I found time this evening to tie on my shop apron, pick up my tools and create some sawdust. I love the smell from freshly cut wood. I even love the way my hands smell after handling and cutting the wood. Trees are one of the great gifts God has given us on earth. And, to think you can make a boat out of trees. That’s enough to make any true man cry.
I almost did cry when I say how nicely the bunk panels fit in the cabin. What a nice place to get out of the sun and take a nap. How many 20′ boats have a convenient place for 2 full size adults to stretch out and take a nap, completely out of way? I can assure you, not many.
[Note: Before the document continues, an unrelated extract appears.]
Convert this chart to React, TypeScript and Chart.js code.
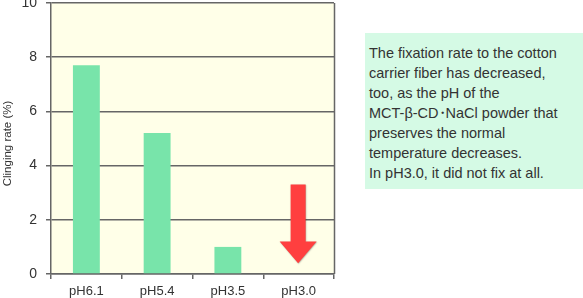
import React, { useEffect, useRef } from "react";
import { Chart, registerables } from "chart.js";

Chart.register(...registerables);

const categories = ["pH6.1", "pH5.4", "pH3.5", "pH3.0"];
const clingingRate = [7.7, 5.2, 1.0, 0];
const yTicks = [0, 2, 4, 6, 8, 10];
const yTitle = "Clinging rate (%)";
const arrowCategoryIndex = 3;
const arrowTopValue = 3.3;
const arrowHeadBaseValue = 1.2;
const arrowTipValue = 0.4;
const noteLines = [
  "The fixation rate to the cotton",
  "carrier fiber has decreased,",
  "too, as the pH of the",
  "MCT-β-CD・NaCl powder that",
  "preserves the normal",
  "temperature decreases.",
  "In pH3.0, it did not fix at all.",
];

const FONT = "'Liberation Sans', Arial, Helvetica, sans-serif";

const plotDecor = {
  id: "plotDecor",
  beforeDraw(chart: any) {
    const { ctx, chartArea: a } = chart;
    ctx.save();
    ctx.fillStyle = "#FFFFE8";
    ctx.fillRect(a.left, a.top, a.right - a.left, a.bottom - a.top);
    ctx.restore();
  },
  afterDraw(chart: any) {
    const { ctx, chartArea: a } = chart;
    ctx.save();
    ctx.strokeStyle = "#666666";
    ctx.lineWidth = 1.5;
    ctx.beginPath();
    ctx.moveTo(Math.round(a.right) + 0.5, a.top);
    ctx.lineTo(Math.round(a.right) + 0.5, a.bottom);
    ctx.stroke();
    ctx.translate(8, (a.top + a.bottom) / 2 + 5);
    ctx.rotate(-Math.PI / 2);
    ctx.fillStyle = "#333333";
    ctx.font = `11.5px ${FONT}`;
    ctx.textAlign = "center";
    ctx.textBaseline = "middle";
    ctx.fillText(yTitle, 0, 0);
    ctx.restore();
  },
  afterDatasetsDraw(chart: any) {
    const { ctx } = chart;
    const xs = chart.scales.x;
    const ys = chart.scales.y;
    const cx = xs.getPixelForValue(arrowCategoryIndex) - 0.5;
    const yTop = ys.getPixelForValue(arrowTopValue);
    const yHead = ys.getPixelForValue(arrowHeadBaseValue);
    const yTip = ys.getPixelForValue(arrowTipValue);
    const shaft = 7.5;
    const head = 18.5;
    ctx.save();
    ctx.shadowColor = "rgba(0,0,0,0.35)";
    ctx.shadowBlur = 1.5;
    ctx.shadowOffsetX = 0.5;
    ctx.shadowOffsetY = 0.5;
    ctx.fillStyle = "#FF3F3F";
    ctx.beginPath();
    ctx.moveTo(cx - shaft, yTop);
    ctx.lineTo(cx + shaft, yTop);
    ctx.lineTo(cx + shaft, yHead);
    ctx.lineTo(cx + head, yHead);
    ctx.lineTo(cx, yTip);
    ctx.lineTo(cx - head, yHead);
    ctx.lineTo(cx - shaft, yHead);
    ctx.closePath();
    ctx.fill();
    ctx.restore();
  },
};

function renderLine(l: string) {
  const parts = l.split("・");
  const out: any[] = [];
  parts.forEach((p, i) => {
    if (i > 0) out.push(<span key={"d" + i} style={{ margin: "0 -4px" }}>・</span>);
    out.push(<span key={"p" + i}>{p}</span>);
  });
  return out;
}

export default function App() {
  const ref = useRef<HTMLCanvasElement>(null);

  useEffect(() => {
    if (!ref.current) return;
    const chart = new Chart(ref.current, {
      type: "bar",
      data: {
        labels: categories,
        datasets: [
          {
            data: clingingRate,
            backgroundColor: "#78E4AA",
            borderWidth: 0,
            barPercentage: 0.76,
            categoryPercentage: 0.5,
          },
        ],
      },
      options: {
        responsive: false,
        animation: false,
        devicePixelRatio: 1,
        layout: { padding: { left: 0, top: 3, right: 249, bottom: 0 } },
        plugins: {
          legend: { display: false },
          tooltip: { enabled: false },
        },
        scales: {
          x: {
            offset: true,
            grid: {
              offset: true,
              drawOnChartArea: false,
              drawTicks: true,
              tickLength: 5,
              color: "#666666",
              lineWidth: 1.5,
            },
            border: { display: true, color: "#666666", width: 1.5 },
            ticks: {
              color: "#333333",
              font: { family: FONT, size: 13 },
              padding: 5,
              maxRotation: 0,
            },
            afterFit(scale: any) {
              scale.height = 24;
              scale.paddingLeft = 0;
              scale.paddingRight = 0;
            },
          },
          y: {
            min: 0,
            max: 10,
            afterBuildTicks(scale: any) {
              scale.ticks = yTicks.map((v) => ({ value: v }));
            },
            grid: {
              color: "#666666",
              lineWidth: 1.5,
              tickLength: 5,
            },
            border: { display: true, color: "#666666", width: 1.5 },
            ticks: {
              color: "#333333",
              font: { family: FONT, size: 14 },
              padding: 9,
            },
            afterFit(scale: any) {
              scale.width = 51;
              scale.paddingTop = 0;
              scale.paddingBottom = 0;
            },
          },
        },
      },
      plugins: [plotDecor],
    });
    return () => chart.destroy();
  }, []);

  return (
    <div style={{ position: "absolute", left: 0, top: 0, width: 583, height: 298, background: "#FFFFFF" }}>
      <canvas ref={ref} width={583} height={298} style={{ position: "absolute", left: 0, top: 0 }} />
      <div
        style={{
          position: "absolute",
          left: 365,
          top: 33,
          width: 218,
          height: 156,
          boxSizing: "border-box",
          background: "#D5FAE5",
          padding: "10px 0 0 4px",
          fontFamily: FONT,
          fontSize: 14.5,
          lineHeight: "20px",
          color: "#333333",
          whiteSpace: "nowrap",
          overflow: "hidden",
        }}
      >
        {noteLines.map((l, i) => (
          <div key={i}>{renderLine(l)}</div>
        ))}
      </div>
    </div>
  );
}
All corners were rounded over and a 1/4″ gap was created between all the panels. This will allow slight movement within the panels. I plan to add a 2″ pad to the bunks for comfortable sitting or sleeping.
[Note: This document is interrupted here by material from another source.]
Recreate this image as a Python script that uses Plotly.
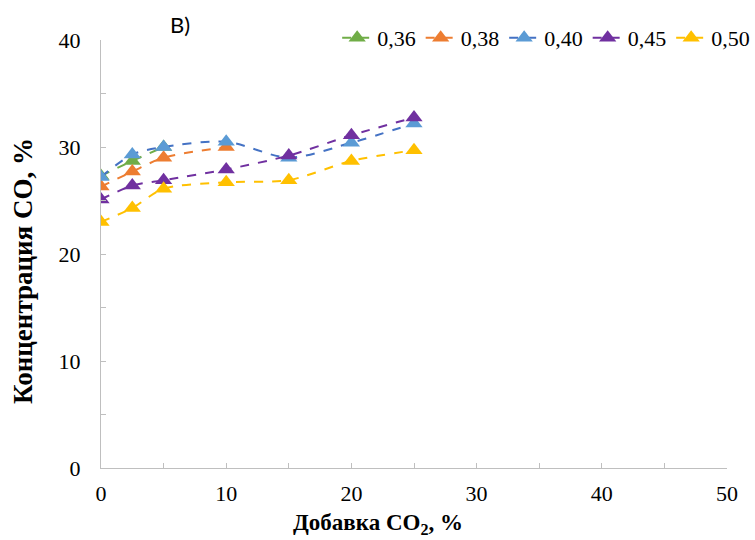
import plotly.graph_objects as go

# CO2 additive, %
x_add = [0, 2.5, 5, 10, 15, 20, 25]

# CO concentration, % for each excess-air ratio
co_036 = [27.3, 28.7, 30.0]
co_038 = [26.3, 27.7, 29.0, 30.0]
co_040 = [27.2, 29.3, 30.0, 30.5, 29.0, 30.4, 32.2]
co_045 = [25.1, 26.4, 26.9, 27.9, 29.2, 31.1, 32.75]
co_050 = [23.0, 24.3, 26.1, 26.7, 26.9, 28.7, 29.7]

series_names = ["0,36", "0,38", "0,40", "0,45", "0,50"]
series_values = [co_036, co_038, co_040, co_045, co_050]
marker_colors = ["#70AD47", "#ED7D31", "#5B9BD5", "#7030A0", "#FFC000"]
line_colors = ["#70AD47", "#ED7D31", "#4472C4", "#7030A0", "#FFC000"]

x_ticks = [0, 10, 20, 30, 40, 50]
y_ticks = [0, 10, 20, 30, 40]

serif = "'Liberation Serif', 'Times New Roman', Times, serif"

fig = go.Figure()
for name, vals, mc, lc in zip(series_names, series_values, marker_colors, line_colors):
    fig.add_trace(go.Scatter(
        x=x_add[:len(vals)], y=vals, name=name,
        mode="lines+markers",
        line=dict(color=lc, width=2, dash="dash", shape="spline", smoothing=0.8),
        marker=dict(symbol="triangle-up", size=15, color=mc),
    ))

axis_common = dict(
    showline=True, linecolor="#BFBFBF", linewidth=1,
    showgrid=False, zeroline=False,
    ticks="inside", ticklen=5, tickcolor="#BFBFBF",
    tickfont=dict(family=serif, size=22, color="#000"),
    minor=dict(ticks="inside", ticklen=5, tickcolor="#BFBFBF", dtick=5),
    automargin=False,
)

fig.update_xaxes(range=[0, 50], tickvals=x_ticks, ticklabelstandoff=6, **axis_common)
fig.update_yaxes(range=[0, 40], tickvals=y_ticks, ticklabelstandoff=15, **axis_common)

fig.update_layout(
    width=755, height=540,
    margin=dict(l=101, r=28, t=40, b=72, autoexpand=False),
    paper_bgcolor="white", plot_bgcolor="white",
    font=dict(family=serif, size=22, color="#000"),
    showlegend=True,
    legend=dict(
        orientation="h", x=1.045, xanchor="right", y=1.005, yanchor="middle",
        font=dict(family=serif, size=22, color="#000"),
        bgcolor="rgba(0,0,0,0)", itemwidth=30, tracegroupgap=0,
    ),
    annotations=[
        dict(text="В)", xref="paper", yref="paper", x=(180 - 101) / 626, y=1 + (40 - 24) / 428,
             showarrow=False, xanchor="center", yanchor="middle",
             font=dict(family="Lato", size=22, color="#000")),
        dict(text="<b>Добавка CO<sub>2</sub>, %</b>", xref="paper", yref="paper",
             x=(378 - 101) / 626, y=-(524 - 468) / 428, showarrow=False,
             xanchor="center", yanchor="middle",
             font=dict(family=serif, size=23, color="#000")),
        dict(text="<b>Концентрация CO, %</b>", xref="paper", yref="paper",
             x=-(101 - 23) / 626, y=(468 - 271) / 428, showarrow=False, textangle=-90,
             xanchor="center", yanchor="middle",
             font=dict(family=serif, size=27, color="#000")),
    ],
)

fig.write_html("out.html")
I had a nice visit with Kilburn this morning. We discussed the advantages of Skiff America over sailing vessels such as the Sea Pearl 21, to which I’m particularly drawn. Ironically, Kilburn owns both boats, so it was a very insightful discussion. I’m always drawn toward sailing. But, the honest truth is Skiff America fits my life style and location much better than any sailboat. I can’t wait to get my her in the water. The maiden voyage and christening is slated for March 2017 at Lake Havasu, Arizona.
With a few hours to work in my shop tonight, I cranked out the intermediate hull bunk supports. Take a look:
Using scrap 3/4″ plywood, I shaped the 4 intermediate hull bunk supports. I used a router and carpenter’s rasp to clean up the exposed edges.
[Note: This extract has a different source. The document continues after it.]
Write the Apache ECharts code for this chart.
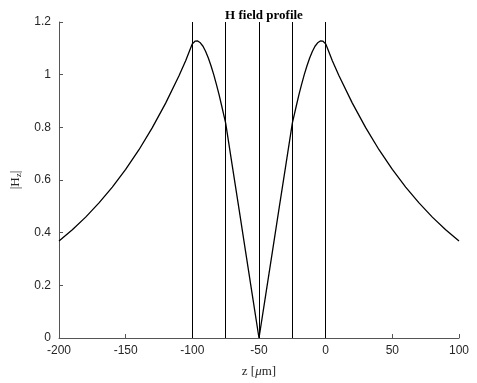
<!DOCTYPE html>
<html>
<head>
<meta charset="utf-8">
<script src="https://cdn.jsdelivr.net/npm/echarts@6/dist/echarts.min.js"></script>
<style>
  html, body { margin: 0; padding: 0; background: #fff; }
  #chart { width: 477px; height: 383px; }
</style>
</head>
<body>
<div id="chart"></div>
<script>
// Position along the structure (µm)
const zPositions = [
  -200, -190, -180, -170, -160, -150, -140, -130, -120, -110, -105, -102,
  -100, -98, -96, -94, -92, -90, -88, -86, -84, -82, -80, -78, -76, -75,
  -70, -65, -60, -55, -50, -45, -40, -35, -30,
  -25, -24, -22, -20, -18, -16, -14, -12, -10, -8, -6, -4, -2, 0,
  2, 5, 10, 20, 30, 40, 50, 60, 70, 80, 90, 100
];
// Field magnitude |Hz| at each position
const hzMagnitude = [
  0.368, 0.411, 0.459, 0.513, 0.573, 0.640, 0.715, 0.799, 0.892, 0.996, 1.053, 1.092,
  1.117, 1.127, 1.128, 1.121, 1.108, 1.088, 1.063, 1.034, 1.001, 0.964, 0.925, 0.882, 0.838, 0.816,
  0.653, 0.490, 0.326, 0.163, 0.000, 0.163, 0.326, 0.490, 0.653,
  0.816, 0.838, 0.882, 0.925, 0.964, 1.001, 1.034, 1.063, 1.088, 1.108, 1.121, 1.128, 1.127, 1.117,
  1.092, 1.053, 0.996, 0.892, 0.799, 0.715, 0.640, 0.573, 0.513, 0.459, 0.411, 0.368
];
// Layer interfaces (µm)
const interfaces = [-100, -75, -50, -25, 0];

const axisColor = '#555555';
const textColor = '#262626';
const sans = '"Liberation Sans", Arial, Helvetica, sans-serif';
const serif = '"Liberation Serif", "Times New Roman", serif';

const chart = echarts.init(document.getElementById('chart'), null, { renderer: 'canvas' });

chart.setOption({
  animation: false,
  backgroundColor: '#ffffff',
  title: {
    text: 'H field profile',
    left: 259,
    textAlign: 'center',
    top: 4,
    textStyle: { fontFamily: serif, fontWeight: 'bold', fontSize: 13, color: '#000' }
  },
  grid: { left: 59, right: 18, top: 22, bottom: 45, containLabel: false },
  xAxis: {
    type: 'value',
    min: -200, max: 100, interval: 50,
    name: '{n|z [}{i|μ}{n|m]}',
    nameLocation: 'middle',
    nameGap: 27,
    nameTextStyle: {
      rich: {
        n: { fontFamily: serif, fontSize: 13, color: textColor },
        i: { fontFamily: serif, fontSize: 13, fontStyle: 'italic', color: textColor }
      }
    },
    axisLine: { show: true, onZero: false, lineStyle: { color: axisColor, width: 1 } },
    axisTick: { show: true, inside: true, length: 4, lineStyle: { color: axisColor } },
    axisLabel: { fontFamily: sans, fontSize: 12, color: textColor, margin: 7 },
    splitLine: { show: false }
  },
  yAxis: {
    type: 'value',
    min: 0, max: 1.2, interval: 0.2,
    name: '{n||H}{s|z}{n||}',
    nameLocation: 'middle',
    nameGap: 33,
    nameRotate: 90,
    nameTextStyle: {
      rich: {
        n: { fontFamily: serif, fontSize: 13, color: textColor },
        s: { fontFamily: serif, fontSize: 9, color: textColor, verticalAlign: 'bottom', padding: [7, 0, 0, 0] }
      }
    },
    axisLine: { show: true, onZero: false, lineStyle: { color: axisColor, width: 1 } },
    axisTick: { show: true, inside: true, length: 4, lineStyle: { color: axisColor } },
    axisLabel: { fontFamily: sans, fontSize: 12, color: textColor, margin: 8 },
    splitLine: { show: false }
  },
  series: [
    {
      type: 'line',
      data: zPositions.map((z, i) => [z, hzMagnitude[i]]),
      showSymbol: false,
      smooth: false,
      lineStyle: { color: '#000', width: 1.3 },
      markLine: {
        silent: true,
        symbol: 'none',
        label: { show: false },
        lineStyle: { color: '#000', width: 1, type: 'solid' },
        data: interfaces.map(v => ({ xAxis: v }))
      }
    }
  ]
});
</script>
</body>
</html>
After applying thickened epoxy, I placed them in their proper location. I used a small nail near the bottom of the supports to hold them in place. You must pre drill the nail holes or the plywood support will split. Also, be very careful not to go through the 3/8″ chine panel. It doesn’t take much to hold the support in place, so just tack it.
With all the bunk supports now in place, I can apply finish paint to this storage area. I like to get all the hard to reach placed painted as early as possible. I’m looking forward to building the bunk tops sometime next week. Slow and steady wins this race.
The outrigger stick system worked very well when I installed the hull bunk supports. I moved slowly, making sure to get the supports level with the bunk support panels.
Notice the cedar shims to level up the outrigger arm. I used the block underneath for support and the stones on top to hold the stick down. This system worked exceptionally well.
I love looking back along the hull and seeing the supports. They look very robust and should support the bunk edge very securely, they also provide a strengthening gusset for the hull.
Tomorrow, I’ll begin building the 4 intermediate supports. They allow the bunk to hinge at the bunks widest cross section. I’m very impressed with the simplicity of Kilburn’s design here. Simple, quiet, serviceable in the field…I could go on and on. You could even remove a bunk panel and use it as a back support if someone got injured on the water. I love designs that allow for flexibility and serviceability in the field. This is just plain good design.
With the hull supports built, drilled, sealed and sanded, I’m ready to get them installed.
The plans suggest using a weighted 1×4 to insure their proper placement against the hull. This seems to work well.
Before the epoxy cures, I’ll run my gloved finger (after dipping it in alcohol) over this epoxy joint to smooth out the seam. If you catch it just right, it works really well.
I’ll now install the 5 additional hull supports. I plan to install one about every 8 hours while making my way around the interior of the cabin. I gotta say, I’m so much enjoying seeing this marvelous boat come together. This is one of the most rewarding projects I’ve every undertaken. If you’ve got a little money and even a little more time, this could be a great experience for you. I’m so glad I started!
Drilling the 1/4″ holes at an angle using the drill press. I didn’t calculate this angle, just winged it.
Now let’s clean up the sharp edges.
I used a hand counter sink to ream the holes.
And, a rounder over bit to smooth all the sharp edges of the top plate.
I used a brad nailer to shoot small nails into the brackets to hold them while they dry.
The plans describe an easy way to mock up all the necessary angled support brackets. I used a simple angle gauge to determine the proper angle for each bracket. The angles all change as you move forward and the hull begins to narrows. Take your time and mark everything carefully. It’s easy to get things mixed up. As I was writing this blog, I realized I had nailed all the top supports on backwards, so I quickly ran back out to my shop, pulled them all apart and corrected the mistake. There’s always some’n waiting to gitch ya!